◆ **Aim**: Copy, exactly and only, the lines from the one with "Generate a Python" up to and including the one with "plt.rcParams['hatch.linewidth'] = pt(1.1)", leaving pictures out.

# # # # #

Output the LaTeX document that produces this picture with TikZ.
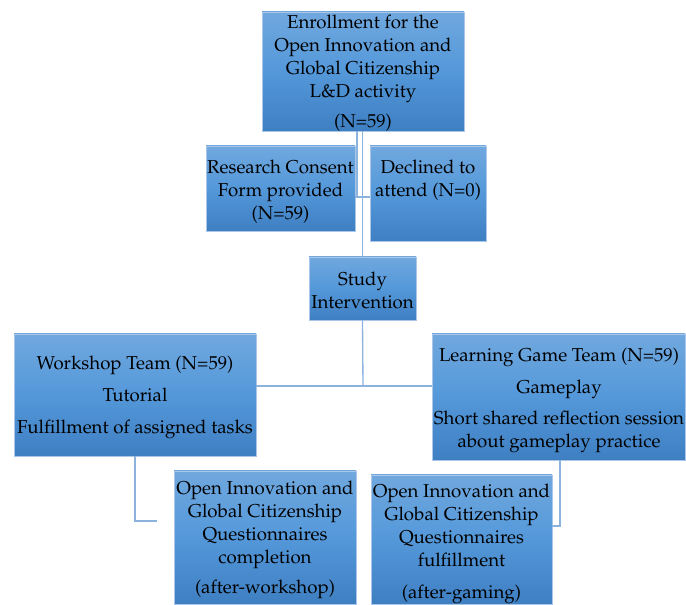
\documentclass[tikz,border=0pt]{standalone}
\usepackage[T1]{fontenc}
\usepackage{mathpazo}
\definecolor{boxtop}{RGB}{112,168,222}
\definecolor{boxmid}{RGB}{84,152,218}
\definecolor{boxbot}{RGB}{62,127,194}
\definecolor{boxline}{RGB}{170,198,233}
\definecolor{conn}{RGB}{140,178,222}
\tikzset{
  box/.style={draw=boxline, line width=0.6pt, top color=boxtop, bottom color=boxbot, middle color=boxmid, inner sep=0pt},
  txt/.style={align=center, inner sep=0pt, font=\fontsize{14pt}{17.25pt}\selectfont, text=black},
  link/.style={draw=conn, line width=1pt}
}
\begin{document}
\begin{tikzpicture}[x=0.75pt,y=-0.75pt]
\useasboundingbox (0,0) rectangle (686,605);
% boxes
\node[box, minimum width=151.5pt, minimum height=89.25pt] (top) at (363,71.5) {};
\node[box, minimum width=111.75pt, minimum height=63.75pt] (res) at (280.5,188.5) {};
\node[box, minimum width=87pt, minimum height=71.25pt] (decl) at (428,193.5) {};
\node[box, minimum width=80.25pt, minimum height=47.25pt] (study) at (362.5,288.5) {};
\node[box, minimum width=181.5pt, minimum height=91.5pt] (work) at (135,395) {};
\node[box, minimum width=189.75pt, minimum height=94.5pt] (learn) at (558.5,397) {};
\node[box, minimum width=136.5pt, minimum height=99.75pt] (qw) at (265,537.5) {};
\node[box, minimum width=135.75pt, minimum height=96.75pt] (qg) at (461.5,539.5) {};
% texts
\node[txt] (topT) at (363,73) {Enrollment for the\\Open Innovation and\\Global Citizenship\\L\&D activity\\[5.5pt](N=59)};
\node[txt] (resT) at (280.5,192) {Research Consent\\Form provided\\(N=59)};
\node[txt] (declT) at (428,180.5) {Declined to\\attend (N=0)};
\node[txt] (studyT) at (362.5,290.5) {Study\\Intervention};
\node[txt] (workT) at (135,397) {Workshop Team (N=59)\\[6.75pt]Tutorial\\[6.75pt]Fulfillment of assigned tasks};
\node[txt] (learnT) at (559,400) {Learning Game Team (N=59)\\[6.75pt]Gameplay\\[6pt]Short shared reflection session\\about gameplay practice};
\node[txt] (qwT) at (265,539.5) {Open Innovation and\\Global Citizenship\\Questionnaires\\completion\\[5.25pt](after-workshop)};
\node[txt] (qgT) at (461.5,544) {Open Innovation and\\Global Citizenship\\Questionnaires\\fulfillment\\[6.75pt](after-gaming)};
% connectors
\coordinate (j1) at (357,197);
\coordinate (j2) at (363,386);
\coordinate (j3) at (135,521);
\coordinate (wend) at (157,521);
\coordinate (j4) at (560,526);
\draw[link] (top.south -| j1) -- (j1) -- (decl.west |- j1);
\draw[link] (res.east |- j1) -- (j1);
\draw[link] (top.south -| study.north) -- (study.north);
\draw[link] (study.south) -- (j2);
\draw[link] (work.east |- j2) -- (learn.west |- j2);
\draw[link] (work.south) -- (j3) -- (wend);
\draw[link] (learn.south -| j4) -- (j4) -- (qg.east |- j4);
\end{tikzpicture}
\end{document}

# # # # #

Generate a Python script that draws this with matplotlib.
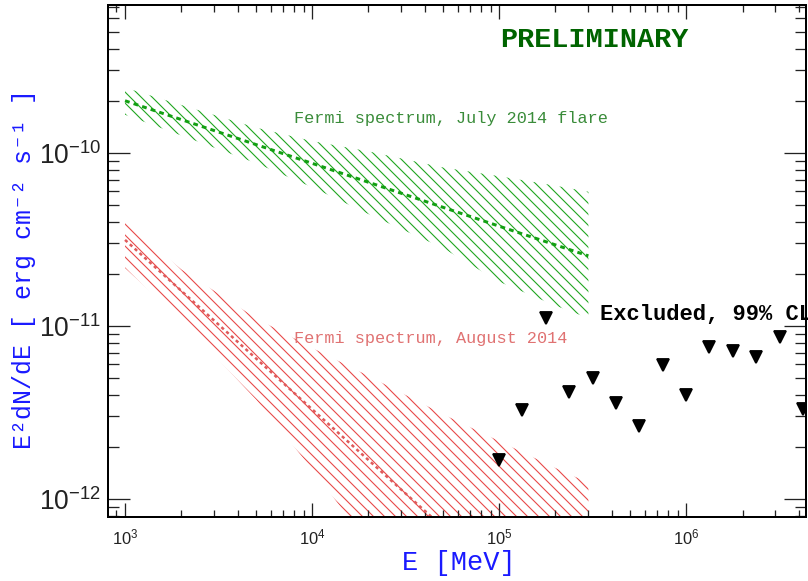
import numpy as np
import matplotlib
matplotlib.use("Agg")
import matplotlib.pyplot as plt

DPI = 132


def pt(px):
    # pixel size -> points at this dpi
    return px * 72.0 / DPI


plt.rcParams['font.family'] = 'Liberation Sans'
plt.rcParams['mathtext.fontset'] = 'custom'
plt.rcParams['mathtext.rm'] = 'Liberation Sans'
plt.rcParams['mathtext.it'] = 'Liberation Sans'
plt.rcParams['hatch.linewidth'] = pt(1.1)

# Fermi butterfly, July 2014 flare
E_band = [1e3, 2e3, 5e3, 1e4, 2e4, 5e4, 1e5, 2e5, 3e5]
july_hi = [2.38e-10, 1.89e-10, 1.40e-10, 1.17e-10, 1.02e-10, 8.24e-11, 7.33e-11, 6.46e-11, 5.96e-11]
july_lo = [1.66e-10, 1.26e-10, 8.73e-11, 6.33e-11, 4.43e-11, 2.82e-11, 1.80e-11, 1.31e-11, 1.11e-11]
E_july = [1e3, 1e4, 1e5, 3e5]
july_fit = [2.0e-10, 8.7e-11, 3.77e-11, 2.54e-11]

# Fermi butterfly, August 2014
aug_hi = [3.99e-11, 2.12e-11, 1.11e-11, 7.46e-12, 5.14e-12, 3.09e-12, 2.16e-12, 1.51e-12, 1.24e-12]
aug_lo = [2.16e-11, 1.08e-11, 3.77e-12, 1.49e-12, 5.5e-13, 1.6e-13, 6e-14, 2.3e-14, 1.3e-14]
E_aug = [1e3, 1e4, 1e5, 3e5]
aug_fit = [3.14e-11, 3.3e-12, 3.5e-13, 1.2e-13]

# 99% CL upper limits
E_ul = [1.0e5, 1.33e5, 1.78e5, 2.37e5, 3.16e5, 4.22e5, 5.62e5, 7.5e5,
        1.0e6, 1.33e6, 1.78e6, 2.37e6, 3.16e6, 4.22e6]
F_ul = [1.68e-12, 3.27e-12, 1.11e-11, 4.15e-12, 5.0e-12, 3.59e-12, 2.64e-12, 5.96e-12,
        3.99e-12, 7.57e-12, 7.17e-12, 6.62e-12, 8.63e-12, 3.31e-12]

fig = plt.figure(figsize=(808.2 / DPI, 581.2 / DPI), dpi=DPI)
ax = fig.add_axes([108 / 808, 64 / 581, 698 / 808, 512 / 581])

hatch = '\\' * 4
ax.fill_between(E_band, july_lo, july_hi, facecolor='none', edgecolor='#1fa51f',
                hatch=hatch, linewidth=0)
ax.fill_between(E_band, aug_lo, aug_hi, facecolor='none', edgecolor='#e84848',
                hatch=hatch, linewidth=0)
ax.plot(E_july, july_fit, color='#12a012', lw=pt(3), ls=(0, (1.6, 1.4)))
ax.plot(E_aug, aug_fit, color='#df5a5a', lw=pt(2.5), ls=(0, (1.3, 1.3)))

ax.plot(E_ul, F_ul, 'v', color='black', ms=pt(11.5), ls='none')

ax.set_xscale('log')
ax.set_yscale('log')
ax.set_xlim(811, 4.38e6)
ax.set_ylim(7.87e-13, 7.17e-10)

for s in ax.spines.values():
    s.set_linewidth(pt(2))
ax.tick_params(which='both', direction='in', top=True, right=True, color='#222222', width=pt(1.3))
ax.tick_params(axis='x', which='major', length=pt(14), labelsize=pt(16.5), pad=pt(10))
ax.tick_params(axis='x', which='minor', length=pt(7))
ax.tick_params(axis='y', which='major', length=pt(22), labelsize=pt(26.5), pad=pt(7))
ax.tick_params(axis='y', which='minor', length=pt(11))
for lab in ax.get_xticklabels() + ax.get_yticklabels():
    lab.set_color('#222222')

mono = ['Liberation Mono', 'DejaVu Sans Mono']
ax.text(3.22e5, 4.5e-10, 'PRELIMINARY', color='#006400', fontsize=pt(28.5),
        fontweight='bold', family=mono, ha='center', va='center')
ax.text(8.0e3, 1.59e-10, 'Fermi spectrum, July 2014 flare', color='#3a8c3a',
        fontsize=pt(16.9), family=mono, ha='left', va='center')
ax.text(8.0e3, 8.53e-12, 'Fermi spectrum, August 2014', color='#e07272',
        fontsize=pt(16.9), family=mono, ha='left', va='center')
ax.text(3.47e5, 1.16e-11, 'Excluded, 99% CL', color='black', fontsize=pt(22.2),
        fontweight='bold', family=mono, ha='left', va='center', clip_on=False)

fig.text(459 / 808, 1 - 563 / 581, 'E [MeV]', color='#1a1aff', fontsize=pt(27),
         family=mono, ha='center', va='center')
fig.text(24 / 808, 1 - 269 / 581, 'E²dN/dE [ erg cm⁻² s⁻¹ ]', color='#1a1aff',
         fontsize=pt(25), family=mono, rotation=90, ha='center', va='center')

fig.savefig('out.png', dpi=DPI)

# # # # #

◆ **Solution for this exercise**:
Generate a Python script that draws this with matplotlib.
import numpy as np
import matplotlib
matplotlib.use("Agg")
import matplotlib.pyplot as plt

DPI = 132


def pt(px):
    # pixel size -> points at this dpi
    return px * 72.0 / DPI


plt.rcParams['font.family'] = 'Liberation Sans'
plt.rcParams['mathtext.fontset'] = 'custom'
plt.rcParams['mathtext.rm'] = 'Liberation Sans'
plt.rcParams['mathtext.it'] = 'Liberation Sans'
plt.rcParams['hatch.linewidth'] = pt(1.1)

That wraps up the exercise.